How to explain this near-universal phenomenon?
I choose to looks at the phenomenon in terms of loss aversion (and its kissing cousin, the status quo bias).
We human beings have an outrageous number of cognitive biases. One of the most powerful of these biases is loss aversion.
Loss Aversion and the Status Quo
“In a nutshell, loss aversion is an important aspect of everyday life. The idea suggests that people have a tendency to stick with what they have unless there is a good reason to switch. Loss aversion is a reflection of a general bias in human psychology (status quo bias) that make people resistant to change. So when we think about change we focus more on what we might lose rather than on what we might get.”
~ Shahram Heshmat Ph.D., Psychology Today
The notion that losses loom larger than gains, originally formalised by Kahneman and Tversky (1979; Tversky & Kahneman, 1991; cf. Markowitz, 1952, p. 155), has proven to have tremendous explanatory power.
In addition to basic examples, loss aversion can help to explain a wide range of phenomena, including the sunk cost fallacy, the attraction effect, the compromise effect, anticipated and experienced regret, and the status quo bias.
Needs and Relatively Ineffective Strategies
In my work as an Organisational Psychotherapist, I see, daily, folks’ reluctance to give up on their “established” strategies for getting their needs met in favour of new strategies offering more effective means for seeing those needs met. Often, MUCH more effective means.
Where does loss aversion come into it? Loss aversion explains the hold these “established” strategies have over people. The promising new strategy may look attractive, but the fear of not getting their needs met (in case the new strategy doesn’t pan out) hugely outweighs the promise of the uplift in effectiveness from the new strategy, if adopted.
“One implication of loss aversion is that individuals have a strong tendency to remain at the status quo, because the disadvantages of leaving it loom larger than advantages.”
~ Daniel Kahneman (Kahneman 1991)
We fallible humans cling to our established strategies for seeing our needs met for fear of losing out if we choose a different strategy, almost no matter how attractive that new strategy may be.
For me, this goes a long way to explain “resistance to change” – which may more usefully be called “attachment to the status quo”.
Psychology and neuroscience offers some suggestions how to remediate loss aversion and status quo bias. I may explore these suggestions in a future post (given demand).
Kahneman, D. (2011). Thinking, Fast and Slow. Farrar, Straus And Giroux.

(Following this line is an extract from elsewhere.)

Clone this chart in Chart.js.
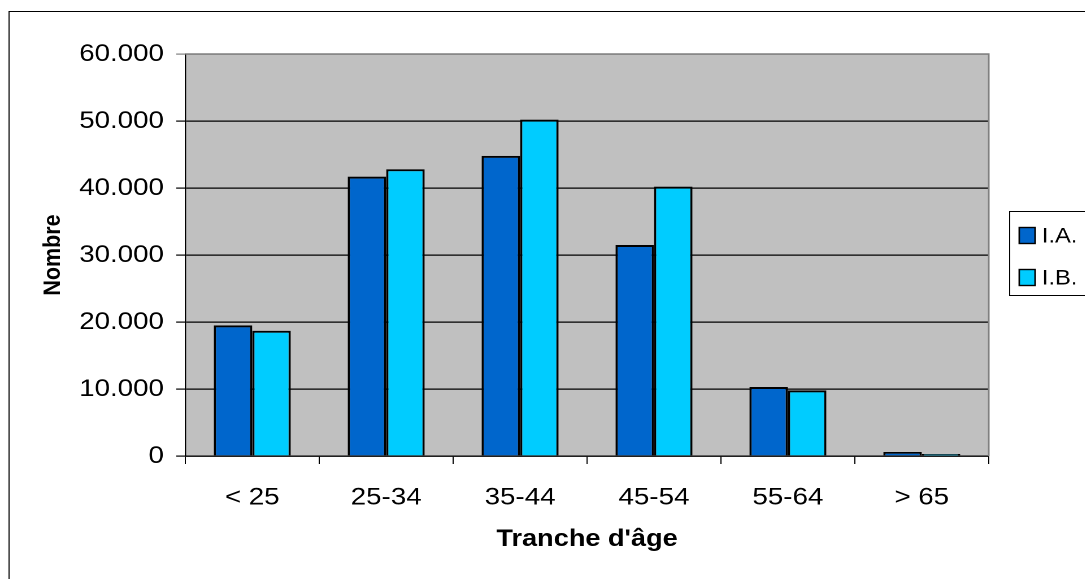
<!DOCTYPE html>
<html>
<head>
<meta charset="utf-8">
<script src="https://cdn.jsdelivr.net/npm/chart.js@4/dist/chart.umd.min.js"></script>
<style>
  html, body { margin: 0; padding: 0; background: #fff; overflow: hidden; }
  /* the original picture is stretched sideways, so draw narrow and widen it */
  .chart__wrapper {
    width: 960px;
    height: 579px;
    transform: scaleX(1.13);
    transform-origin: 0 0;
  }
</style>
</head>
<body>
<div class="chart__wrapper">
  <canvas id="age-chart" width="960" height="579"></canvas>
</div>
<script>
  const categories = ["< 25", "25-34", "35-44", "45-54", "55-64", "> 65"];
  const seriesNames = ["I.A.", "I.B."];
  const valuesIA = [19500, 41700, 44800, 31500, 10300, 600];
  const valuesIB = [18700, 42800, 50200, 40200, 9800, 300];
  const yTicks = [0, 10000, 20000, 30000, 40000, 50000, 60000];

  const colors = {
    plot: "#C0C0C0",
    plotBorder: "#808080",
    grid: "#000000",
    text: "#000000",
    ia: "#0066CC",
    ib: "#00CCFF",
  };

  const fontFamily = "'Liberation Sans', Arial, sans-serif";

  const formatThousands = (value) =>
    String(value).replace(/\B(?=(\d{3})+(?!\d))/g, ".");

  // grey plot background, frame round the whole chart
  const backgroundPlugin = {
    id: "plotBackground",
    beforeDraw(chart) {
      const { ctx, chartArea } = chart;
      ctx.save();
      ctx.fillStyle = colors.plot;
      ctx.fillRect(
        chartArea.left,
        chartArea.top,
        chartArea.right - chartArea.left,
        chartArea.bottom - chartArea.top
      );
      ctx.strokeStyle = "#000";
      ctx.lineWidth = 1;
      ctx.strokeRect(8, 11.5, 1000, 700);
      ctx.restore();
    },
    afterDraw(chart) {
      const { ctx, chartArea } = chart;
      ctx.save();
      ctx.strokeStyle = colors.plotBorder;
      ctx.lineWidth = 1.5;
      ctx.beginPath();
      ctx.moveTo(chartArea.left, chartArea.top);
      ctx.lineTo(chartArea.right, chartArea.top);
      ctx.lineTo(chartArea.right, chartArea.bottom);
      ctx.stroke();
      ctx.restore();
    },
  };

  // boxed legend at the right, like the spreadsheet one
  const legendPlugin = {
    id: "boxLegend",
    afterDraw(chart) {
      const { ctx } = chart;
      const box = { x: 893, y: 211, h: 84 };
      ctx.save();
      ctx.strokeStyle = "#000";
      ctx.lineWidth = 1;
      ctx.strokeRect(box.x + 0.5, box.y + 0.5, 200, box.h);
      ctx.font = "21px " + fontFamily;
      ctx.textBaseline = "middle";
      chart.data.datasets.forEach((ds, i) => {
        const rowY = 235.5 + i * 42;
        ctx.fillStyle = ds.backgroundColor;
        ctx.fillRect(902, rowY - 8, 14, 16);
        ctx.strokeStyle = "#000";
        ctx.lineWidth = 1.4;
        ctx.strokeRect(902, rowY - 8, 14, 16);
        ctx.fillStyle = colors.text;
        ctx.fillText(ds.label, 922, rowY + 1);
      });
      ctx.restore();
    },
  };

  const ctx = document.getElementById("age-chart").getContext("2d");

  new Chart(ctx, {
    type: "bar",
    data: {
      labels: categories,
      datasets: [
        {
          label: seriesNames[0],
          data: valuesIA,
          backgroundColor: colors.ia,
          borderColor: "#000",
          borderWidth: 2,
        },
        {
          label: seriesNames[1],
          data: valuesIB,
          backgroundColor: colors.ib,
          borderColor: "#000",
          borderWidth: 2,
        },
      ],
    },
    plugins: [backgroundPlugin, legendPlugin],
    options: {
      responsive: false,
      animation: false,
      devicePixelRatio: 2,
      datasets: {
        bar: {
          categoryPercentage: 0.575,
          barPercentage: 1,
        },
      },
      layout: {
        padding: { top: 54, right: 85, bottom: 0, left: 0 },
      },
      scales: {
        x: {
          afterFit(scale) {
            scale.height = 579 - 456;
          },
          grid: {
            offset: true,
            drawOnChartArea: false,
            drawTicks: true,
            tickLength: 8,
            color: colors.grid,
          },
          border: { display: true, color: colors.grid, width: 1.2 },
          ticks: {
            color: colors.text,
            padding: 19,
            maxRotation: 0,
            font: { family: fontFamily, size: 24.5 },
          },
          title: {
            display: true,
            text: "Tranche d'âge",
            color: colors.text,
            padding: { top: 0, bottom: 25 },
            font: { family: fontFamily, size: 24, weight: "bold" },
          },
        },
        y: {
          min: 0,
          max: 60000,
          afterFit(scale) {
            scale.width = 164;
          },
          afterBuildTicks(scale) {
            scale.ticks = yTicks.map((v) => ({ value: v }));
          },
          grid: {
            drawTicks: true,
            tickLength: 8,
            lineWidth: 1.2,
            color: (c) =>
              c.tick && c.tick.value === 60000 ? colors.plotBorder : colors.grid,
          },
          border: { display: true, color: colors.grid, width: 1.2 },
          ticks: {
            color: colors.text,
            padding: 11,
            font: { family: fontFamily, size: 24.5 },
            callback: (value) => formatThousands(value),
          },
          title: {
            display: true,
            text: "Nombre",
            color: colors.text,
            padding: { top: 34, bottom: 0 },
            font: { family: fontFamily, size: 21.5, weight: "bold" },
          },
        },
      },
      plugins: {
        legend: { display: false },
        title: { display: false },
        tooltip: { enabled: false },
      },
    },
  });
</script>
</body>
</html>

Rick, S. (2011). Losses, Gains, and Brains: Neuroeconomics can help to answer open questions about loss aversion. Journal of Consumer Psychology, 21(4), 453–463. https://doi.org/10.1016/j.jcps.2010.04.004
Kahneman, D., Knetsch, J. L., & Thaler, R. H. (1991). Anomalies: The Endowment Effect, Loss Aversion, and Status Quo Bias. Journal of Economic Perspectives, 5(1), 193–206. https://doi.org/10.1257/jep.5.1.193
Rosenberg, M. B. (2015). Nonviolent Communication: A Language of Life. Puddledancer Press.
There’s a very early Dilbert cartoon that summarises this perfectly:
Just appointed: “Great idea! Let’s start straight away!!”
Five years in post: “We tried that five years ago. It didn’t work then and it won’t work now.”
Ten years in post: “No. If we do that, we’re all going to die or go to prison.”